## Your task
Print the listing from its top line through the line containing "import * as", nothing more, and leave out the pictures.

## Information shown
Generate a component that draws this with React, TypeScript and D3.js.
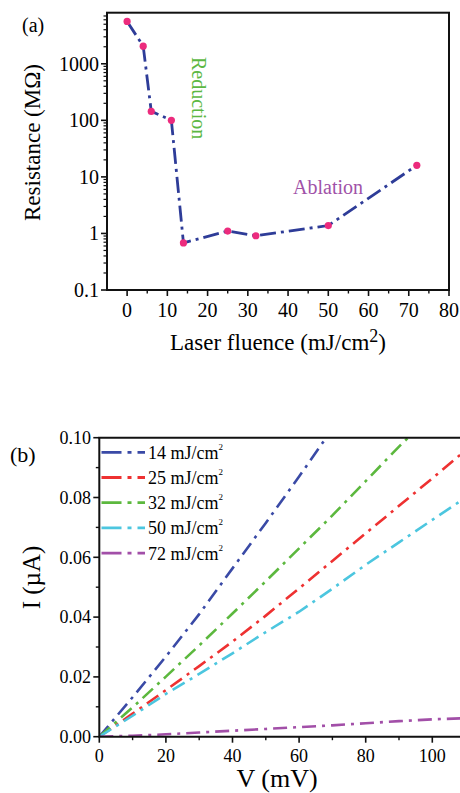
import React from "react";
import * as d3 from "d3";

// Panel (a): resistance vs laser fluence
const fluence = [0, 4, 6, 11, 14, 25, 32, 50, 72];
const resistance = [5600, 2050, 144, 100, 0.68, 1.1, 0.91, 1.38, 16];
const aXTicks = [0, 10, 20, 30, 40, 50, 60, 70, 80];
const aYTicks = [0.1, 1, 10, 100, 1000];
const aYTickLabels = ["0.1", "1", "10", "100", "1000"];

// Panel (b): I-V curves
const voltage = [0, 10, 20, 30, 40, 50, 60, 70, 80, 90, 100, 110];
const seriesNames = ["14 mJ/cm", "25 mJ/cm", "32 mJ/cm", "50 mJ/cm", "72 mJ/cm"];
const seriesColors = ["#3a4aa6", "#ee3131", "#5cb83e", "#4cc6df", "#a24fa8"];
const i14 = [0, 0.0132, 0.0268, 0.041, 0.0563, 0.0715, 0.087, 0.103];
const i25 = [0, 0.0077, 0.0156, 0.0236, 0.0318, 0.0405, 0.0496, 0.0588, 0.068, 0.0772, 0.0864, 0.0958];
const i32 = [0, 0.0098, 0.0201, 0.0305, 0.0412, 0.052, 0.063, 0.074, 0.0855, 0.097, 0.108];
const i50 = [0, 0.007, 0.0143, 0.021, 0.0279, 0.035, 0.0418, 0.0495, 0.0575, 0.065, 0.0725, 0.08];
const i72 = [0, 0.0003, 0.0008, 0.0014, 0.002, 0.0026, 0.0032, 0.0038, 0.0045, 0.0052, 0.0058, 0.0062];
const seriesValues = [i14, i25, i32, i50, i72];
const bXTicks = [0, 20, 40, 60, 80, 100];
const bYTicks = [0, 0.02, 0.04, 0.06, 0.08, 0.1];

const FONT = '"Liberation Serif", "Times New Roman", "DejaVu Serif", serif';

export default function App() {
  // Panel a scales
  const aL = 107, aR = 449, aT = 12.7, aB = 290;
  const xA = d3.scaleLinear().domain([-5, 80]).range([aL, aR]);
  const yA = d3.scaleLog().domain([0.1, 8000]).range([aB, aT]);
  const lineA = d3
    .line<number>()
    .x((_, i) => xA(fluence[i]))
    .y((d) => yA(d));

  const aMinorY: number[] = [];
  for (let e = -1; e <= 3; e++) {
    for (let m = 2; m <= 9; m++) {
      const v = m * Math.pow(10, e);
      if (v < 8000) aMinorY.push(v);
    }
  }
  const aMinorX = d3.range(-5, 80, 10).filter((v) => v > -5);

  // Panel b scales
  const bL = 99.3, bT = 437.7, bB = 736.7, bR = 460;
  const xB = d3.scaleLinear().domain([0, 100]).range([bL, 432.3]);
  const yB = d3.scaleLinear().domain([0, 0.1]).range([bB, bT]);
  const lineB = d3
    .line<number>()
    .x((_, i) => xB(voltage[i]))
    .y((d) => yB(d));
  const bMinorX = [10, 30, 50, 70, 90];
  const bMinorY = [0.01, 0.03, 0.05, 0.07, 0.09];

  const legendY0 = 452.3;
  const legendDy = 25.2;

  return (
    <svg
      width={460}
      height={793}
      style={{ position: "absolute", left: 0, top: 0, background: "#fff", fontFamily: FONT }}
    >
      <defs>
        <clipPath id="clipB">
          <rect x={bL} y={bT} width={bR - bL} height={bB - bT} />
        </clipPath>
      </defs>

      {/* ---------- Panel (a) ---------- */}
      <text x={22} y={32} fontSize={20}>(a)</text>

      {/* frame */}
      <rect x={aL} y={aT} width={aR - aL} height={aB - aT} fill="none" stroke="#111" strokeWidth={2} />

      {/* x ticks */}
      {aXTicks.map((t) => (
        <g key={"ax" + t}>
          <line x1={xA(t)} x2={xA(t)} y1={aB} y2={aB + 6} stroke="#111" strokeWidth={1.6} />
          <text x={xA(t)} y={317} fontSize={20} textAnchor="middle">{t}</text>
        </g>
      ))}
      {aMinorX.map((t) => (
        <line key={"axm" + t} x1={xA(t)} x2={xA(t)} y1={aB} y2={aB + 3.5} stroke="#111" strokeWidth={1.4} />
      ))}

      {/* y ticks */}
      {aYTicks.map((t, i) => (
        <g key={"ay" + t}>
          <line x1={aL - 6} x2={aL} y1={yA(t)} y2={yA(t)} stroke="#111" strokeWidth={1.6} />
          <text x={aL - 8} y={yA(t)} dy="0.35em" fontSize={20} textAnchor="end">{aYTickLabels[i]}</text>
        </g>
      ))}
      {aMinorY.map((t) => (
        <line key={"aym" + t} x1={aL - 3.5} x2={aL} y1={yA(t)} y2={yA(t)} stroke="#111" strokeWidth={1.2} />
      ))}

      {/* data line */}
      <path
        d={lineA(resistance) || ""}
        fill="none"
        stroke="#2e3c98"
        strokeWidth={2.8}
        strokeDasharray="16 5 3 5"
      />
      {resistance.map((r, i) => (
        <circle key={"pt" + i} cx={xA(fluence[i])} cy={yA(r)} r={3.6} fill="#ec2b7d" />
      ))}

      {/* annotations */}
      <text x={192} y={57} fontSize={20} fill="#5cb843" transform="rotate(90 192 57)">Reduction</text>
      <text x={293} y={194} fontSize={20} fill="#a052a8">Ablation</text>

      {/* axis labels */}
      <text x={40} y={142.5} fontSize={23} textAnchor="middle" transform="rotate(-90 40 142.5)">
        Resistance (MΩ)
      </text>
      <text x={278} y={350} fontSize={23} textAnchor="middle">
        Laser fluence (mJ/cm<tspan fontSize={18} dy={-8}>2</tspan><tspan dy={8}>)</tspan>
      </text>

      {/* ---------- Panel (b) ---------- */}
      <text x={10} y={462} fontSize={22}>(b)</text>

      {/* curves */}
      <g clipPath="url(#clipB)">
        {seriesValues.map((vals, k) => (
          <path
            key={"s" + k}
            d={lineB(vals) || ""}
            fill="none"
            stroke={seriesColors[k]}
            strokeWidth={2.6}
            strokeDasharray="14 6 3 6"
          />
        ))}
      </g>

      {/* frame: left, top, bottom */}
      <line x1={bL} x2={bL} y1={bT} y2={bB} stroke="#111" strokeWidth={2} />
      <line x1={bL - 1} x2={bR} y1={bT} y2={bT} stroke="#111" strokeWidth={2} />
      <line x1={bL - 1} x2={bR} y1={bB} y2={bB} stroke="#111" strokeWidth={2} />

      {/* x ticks */}
      {bXTicks.map((t) => (
        <g key={"bx" + t}>
          <line x1={xB(t)} x2={xB(t)} y1={bB} y2={bB + 6} stroke="#111" strokeWidth={1.6} />
          <text x={xB(t)} y={761.5} fontSize={18} textAnchor="middle">{t}</text>
        </g>
      ))}
      {bMinorX.map((t) => (
        <line key={"bxm" + t} x1={xB(t)} x2={xB(t)} y1={bB} y2={bB + 3.5} stroke="#111" strokeWidth={1.4} />
      ))}

      {/* y ticks */}
      {bYTicks.map((t) => (
        <g key={"by" + t}>
          <line x1={bL - 6} x2={bL} y1={yB(t)} y2={yB(t)} stroke="#111" strokeWidth={1.6} />
          <text x={91} y={yB(t)} dy="0.35em" fontSize={18} textAnchor="end">{t.toFixed(2)}</text>
        </g>
      ))}
      {bMinorY.map((t) => (
        <line key={"bym" + t} x1={bL - 3.5} x2={bL} y1={yB(t)} y2={yB(t)} stroke="#111" strokeWidth={1.4} />
      ))}

      {/* legend */}
      {seriesNames.map((name, k) => {
        const y = legendY0 + k * legendDy;
        return (
          <g key={"lg" + k}>
            <line
              x1={101.5}
              x2={145}
              y1={y}
              y2={y}
              stroke={seriesColors[k]}
              strokeWidth={2.8}
              strokeDasharray="20 6 4 6"
            />
            <text x={148} y={y + 6.5} fontSize={18}>
              {name}
              <tspan fontSize={9} dy={-9}>2</tspan>
            </text>
          </g>
        );
      })}

      {/* axis labels */}
      <text x={40} y={577.5} fontSize={25} textAnchor="middle" transform="rotate(-90 40 577.5)">
        I (µA)
      </text>
      <text x={277} y={787} fontSize={26} textAnchor="middle">V (mV)</text>
    </svg>
  );
}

## Task response
Generate a component that draws this with React, TypeScript and D3.js.
import React from "react";
import * as d3 from "d3";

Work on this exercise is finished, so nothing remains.